Step 3: Pack Intentionally
Load jars tightly but without crushing. Leave ½‑inch headspace. Loose packing traps air pockets, causing oxidation and softening.
Step 4: Brine Infusion
Pour warm—not boiling—brine. Tap jars lightly to release trapped air bubbles.
Step 5: Seal and Rest
Cool to room temperature, then refrigerate 24 hours before tasting. Peak flavor balance typically occurs at 4–5 days. By day 5, sodium and acid equilibrate across the cell walls—the technical point of “flavor set.”
That window (day 5–20) is the sweet spot: crisp heat, pure green, bright aroma.
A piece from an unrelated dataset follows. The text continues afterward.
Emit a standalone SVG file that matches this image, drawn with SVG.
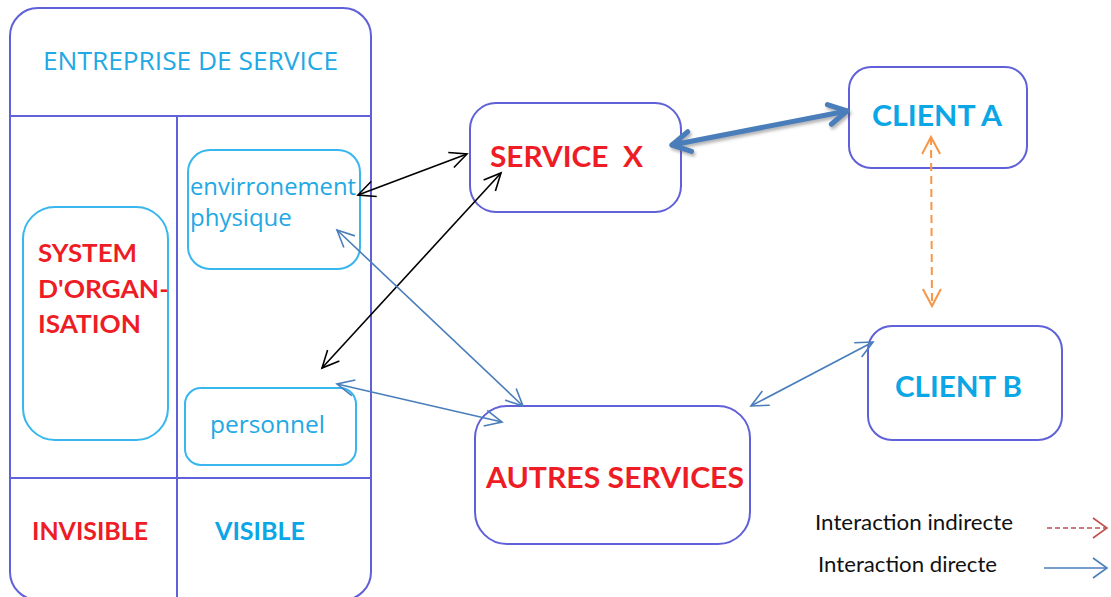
<svg xmlns="http://www.w3.org/2000/svg" width="1111" height="597" viewBox="0 0 1111 597">
  <defs>
    <style>
      .frame { fill: none; stroke: #6060d8; stroke-width: 2; }
      .sub { fill: none; stroke: #38b6ee; stroke-width: 2; }
      .lbl-light { font-family: "Open Sans", "DejaVu Sans", sans-serif; fill: #22a8e4; }
      .lbl-bold { font-family: Lato, "Liberation Sans", sans-serif; font-weight: bold; }
      .red { fill: #ee1c25; }
      .cyan { fill: #0aa6e6; }
      .legend { font-family: Lato, "Liberation Sans", sans-serif; font-size: 21px; fill: #111; }
      .c-black { fill: none; stroke: #000; stroke-width: 1.6; }
      .c-blue { fill: none; stroke: #4a7ebb; stroke-width: 1.6; }
      .c-thick { fill: none; stroke: #4a7ebb; stroke-width: 5; stroke-linecap: round; }
      .c-orange { fill: none; stroke: #f79646; stroke-width: 2; stroke-dasharray: 8 5; }
      .c-red { fill: none; stroke: #c0504d; stroke-width: 1.6; stroke-dasharray: 5 3; }
    </style>
    <marker id="ah-black" markerUnits="userSpaceOnUse" markerWidth="24" markerHeight="24" viewBox="-20 -12 24 24" refX="0" refY="0" orient="auto-start-reverse">
      <path d="M-17,-8 L0,0 L-17,8" fill="none" stroke="#000" stroke-width="1.6"/>
    </marker>
    <marker id="ah-blue" markerUnits="userSpaceOnUse" markerWidth="24" markerHeight="24" viewBox="-20 -12 24 24" refX="0" refY="0" orient="auto-start-reverse">
      <path d="M-17,-8 L0,0 L-17,8" fill="none" stroke="#4a7ebb" stroke-width="1.6"/>
    </marker>
    <marker id="ah-legend-blue" markerUnits="userSpaceOnUse" markerWidth="24" markerHeight="24" viewBox="-20 -12 24 24" refX="0" refY="0" orient="auto-start-reverse">
      <path d="M-14,-10 L0,0 L-14,10" fill="none" stroke="#4a7ebb" stroke-width="1.6"/>
    </marker>
    <marker id="ah-thick" markerUnits="userSpaceOnUse" markerWidth="30" markerHeight="30" viewBox="-25 -15 30 30" refX="0" refY="0" orient="auto-start-reverse">
      <path d="M-18,-10 L0,0 L-18,10" fill="none" stroke="#4a7ebb" stroke-width="5" stroke-linecap="round" stroke-linejoin="round"/>
    </marker>
    <marker id="ah-orange" markerUnits="userSpaceOnUse" markerWidth="24" markerHeight="24" viewBox="-20 -12 24 24" refX="0" refY="0" orient="auto-start-reverse">
      <path d="M-17,-9 L0,0 L-17,9" fill="none" stroke="#f79646" stroke-width="2"/>
    </marker>
    <marker id="ah-red" markerUnits="userSpaceOnUse" markerWidth="24" markerHeight="24" viewBox="-20 -12 24 24" refX="0" refY="0" orient="auto-start-reverse">
      <path d="M-14,-10 L0,0 L-14,10" fill="none" stroke="#c0504d" stroke-width="1.6"/>
    </marker>
    <filter id="shadow" x="-20%" y="-50%" width="140%" height="200%">
      <feDropShadow dx="1.5" dy="2.5" stdDeviation="1.5" flood-color="#555" flood-opacity="0.45"/>
    </filter>
  </defs>

  <rect width="1111" height="597" fill="#fff"/>

  <!-- service company frame with its grid -->
  <g id="entreprise">
    <rect class="frame" x="10" y="8" width="361" height="592" rx="28"/>
    <line class="frame" x1="10" y1="116" x2="371" y2="116"/>
    <line class="frame" x1="177" y1="116" x2="177" y2="600"/>
    <line class="frame" x1="10" y1="478" x2="371" y2="478"/>
    <text class="lbl-light" x="43" y="70" font-size="26" textLength="295" lengthAdjust="spacingAndGlyphs">ENTREPRISE DE SERVICE</text>
    <text class="lbl-bold red" x="32" y="540" font-size="24" textLength="116" lengthAdjust="spacingAndGlyphs">INVISIBLE</text>
    <text class="lbl-bold cyan" x="215" y="540" font-size="24" textLength="90" lengthAdjust="spacingAndGlyphs">VISIBLE</text>
  </g>

  <g id="systeme-organisation">
    <rect class="sub" x="23" y="207" width="145" height="233" rx="32"/>
    <text class="lbl-bold red" font-size="24">
      <tspan x="38" y="262" textLength="99" lengthAdjust="spacingAndGlyphs">SYSTEM</tspan>
      <tspan x="38" y="298" textLength="131" lengthAdjust="spacingAndGlyphs">D'ORGAN-</tspan>
      <tspan x="38" y="333" textLength="103" lengthAdjust="spacingAndGlyphs">ISATION</tspan>
    </text>
  </g>

  <g id="environnement-physique">
    <rect class="sub" x="188" y="150" width="172" height="119" rx="22"/>
    <text class="lbl-light" font-size="24">
      <tspan x="190" y="195" textLength="166" lengthAdjust="spacingAndGlyphs">envirronement</tspan>
      <tspan x="190" y="226">physique</tspan>
    </text>
  </g>

  <g id="personnel">
    <rect class="sub" x="185" y="388" width="171" height="77" rx="16"/>
    <text class="lbl-light" x="210" y="433" font-size="24" textLength="115" lengthAdjust="spacingAndGlyphs">personnel</text>
  </g>

  <g id="service-x">
    <rect class="frame" x="470" y="103" width="211" height="109" rx="26"/>
    <text class="lbl-bold red" x="490" y="167" font-size="29" xml:space="preserve" textLength="153" lengthAdjust="spacingAndGlyphs">SERVICE  X</text>
  </g>

  <g id="client-a">
    <rect class="frame" x="849" y="67" width="178" height="101" rx="22"/>
    <text class="lbl-bold cyan" x="872" y="126" font-size="29" textLength="130" lengthAdjust="spacingAndGlyphs">CLIENT A</text>
  </g>

  <g id="client-b">
    <rect class="frame" x="868" y="326" width="194" height="114" rx="24"/>
    <text class="lbl-bold cyan" x="895" y="397" font-size="29" textLength="127" lengthAdjust="spacingAndGlyphs">CLIENT B</text>
  </g>

  <g id="autres-services">
    <rect class="frame" x="475" y="406" width="275" height="138" rx="32"/>
    <text class="lbl-bold red" x="486" y="488" font-size="29" textLength="258" lengthAdjust="spacingAndGlyphs">AUTRES SERVICES</text>
  </g>

  <!-- interactions -->
  <g id="connectors">
    <line class="c-black" x1="358" y1="195" x2="467" y2="154" marker-start="url(#ah-black)" marker-end="url(#ah-black)"/>
    <line class="c-black" x1="322" y1="368" x2="501" y2="173" marker-start="url(#ah-black)" marker-end="url(#ah-black)"/>
    <line class="c-blue" x1="337" y1="230" x2="523" y2="406" marker-start="url(#ah-blue)" marker-end="url(#ah-blue)"/>
    <line class="c-blue" x1="337" y1="384" x2="502" y2="422" marker-start="url(#ah-blue)" marker-end="url(#ah-blue)"/>
    <line class="c-blue" x1="751" y1="406" x2="873" y2="342" marker-start="url(#ah-blue)" marker-end="url(#ah-blue)"/>
    <line class="c-thick" x1="672" y1="145" x2="847" y2="111" marker-start="url(#ah-thick)" marker-end="url(#ah-thick)" filter="url(#shadow)"/>
    <line class="c-orange" x1="931" y1="137" x2="932" y2="306" marker-start="url(#ah-orange)" marker-end="url(#ah-orange)"/>
  </g>

  <g id="legende">
    <text class="legend" x="815" y="530" textLength="198" lengthAdjust="spacingAndGlyphs">Interaction indirecte</text>
    <line class="c-red" x1="1047" y1="528" x2="1107" y2="528" marker-end="url(#ah-red)"/>
    <text class="legend" x="818" y="572" textLength="179" lengthAdjust="spacingAndGlyphs">Interaction directe</text>
    <line class="c-blue" x1="1044" y1="568" x2="1107" y2="568" marker-end="url(#ah-legend-blue)"/>
  </g>
</svg>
6. Quick Pickled Jalapeños for Professionals in a Rush
Sometimes, lunch service starts in two hours and you’ve run out of your house jalapeños. You need speed.
The 20‑Minute Service Workaround
- Slice peppers ultra-thin (1/16 inch).
- Micro‑boil equal parts water : vinegar : sugar : salt for 1 min (no aromatics—they need time to bloom).
- Pour directly over slices; rest uncovered 10 min.
- Transfer uncovered trays to blast chiller for 5 min (or freezer 15 min).
Within 30 minutes you have quick pickled jalapeños: high‑acidity, neon‑bright, perfect for tacos.
Chef’s warning: these last only 10 days at 38°F (3 °C). After that, chlorophyll dulls sharply.